Do you have any street art muses? Do you find yourself photographing one artist’s work more than others?
Right now I’m obsessed with @janzwork His unique vision drives him to manipulate advertisements on the streets by creating stunning new images and meaningful messages of his hopes to save our world. His work is outstanding.
@whatwillyouleavebehind is one of the most interesting artists I’ve ever encountered and he’s also an amazing human being. I commissioned a large piece from him last year and it’s out of sight…based on symbols of my life so far. His work on the streets is so detailed and refined as he typically pastes hand cut collages in lieu of prints.
What artists seem to inspire your work the most?

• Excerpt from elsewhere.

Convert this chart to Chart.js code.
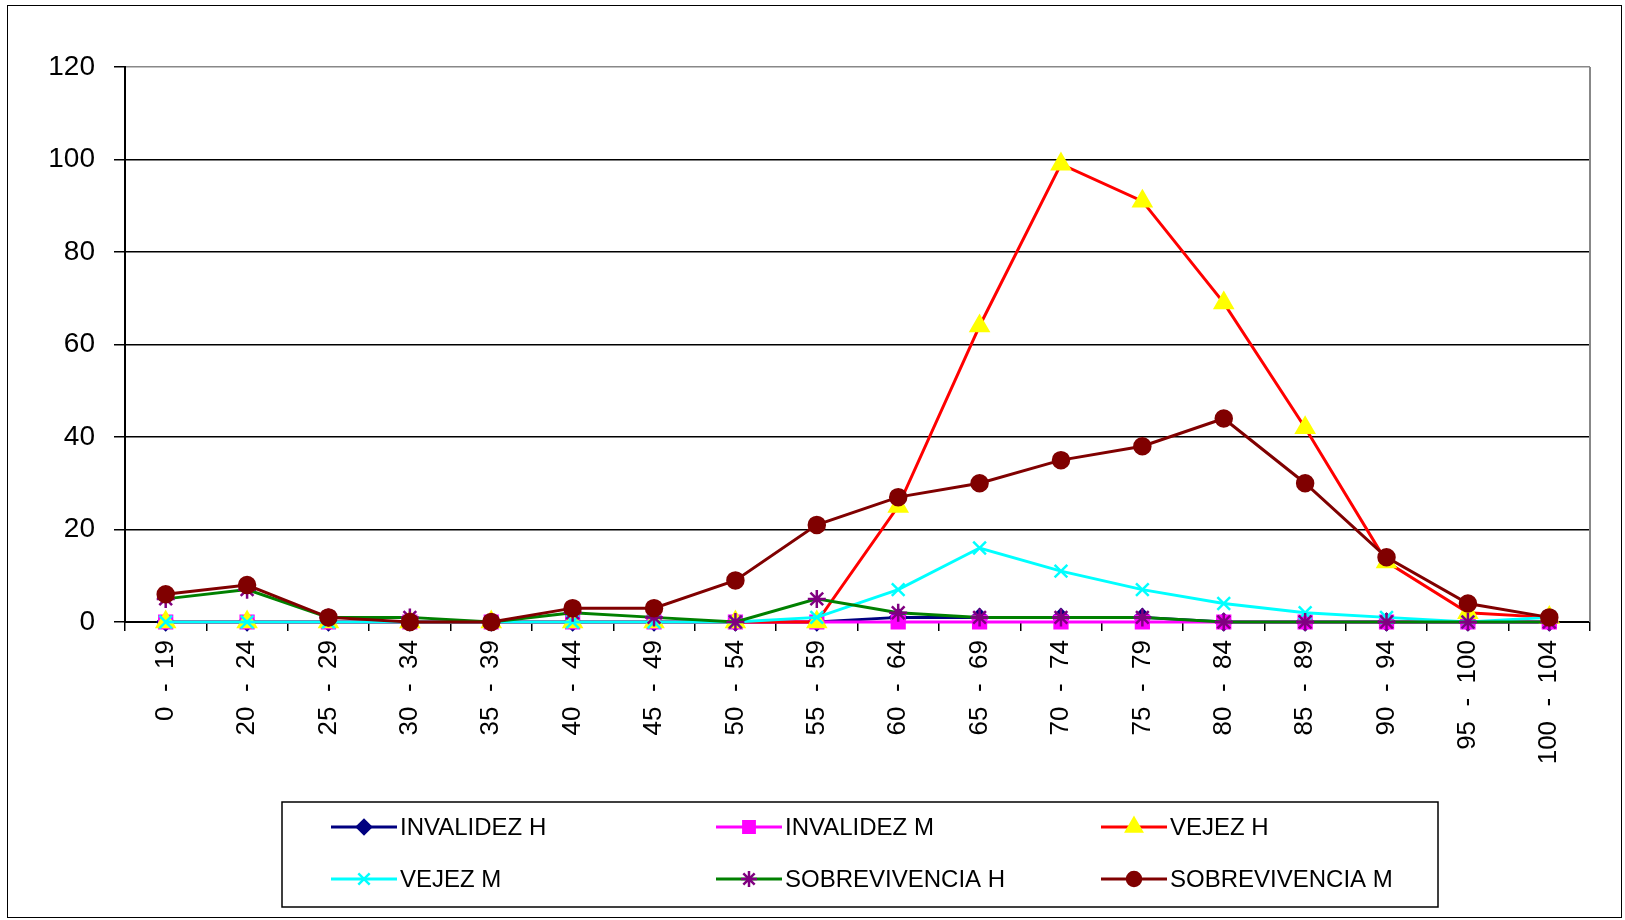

Too many to list! All street artists are my heroes as they have talent, courage, and take huge risks to share their messages and beliefs with the world. Every piece on the streets adds an extra layer of visual and mental stimuli. I’m quite fond of D7606, Sacsix, Dee Dee Was Here, Russell King, Drsc0, Phoebe New York, Elsol, and Boris Bernard
Do you have one photo that you took that stands out in your mind as a favorite that you continue to share?
I don’t typically duplicate the same exact images on Instagram, however, I do have several series of work showing the ever changing decay/morphing process: Curtis Kulig’s “Love Me” stickers, Dylan Egan’s “Quanah” at long lost 190 Bowery, and Emerson Cooper’s”Unknown Soldier” to name a few.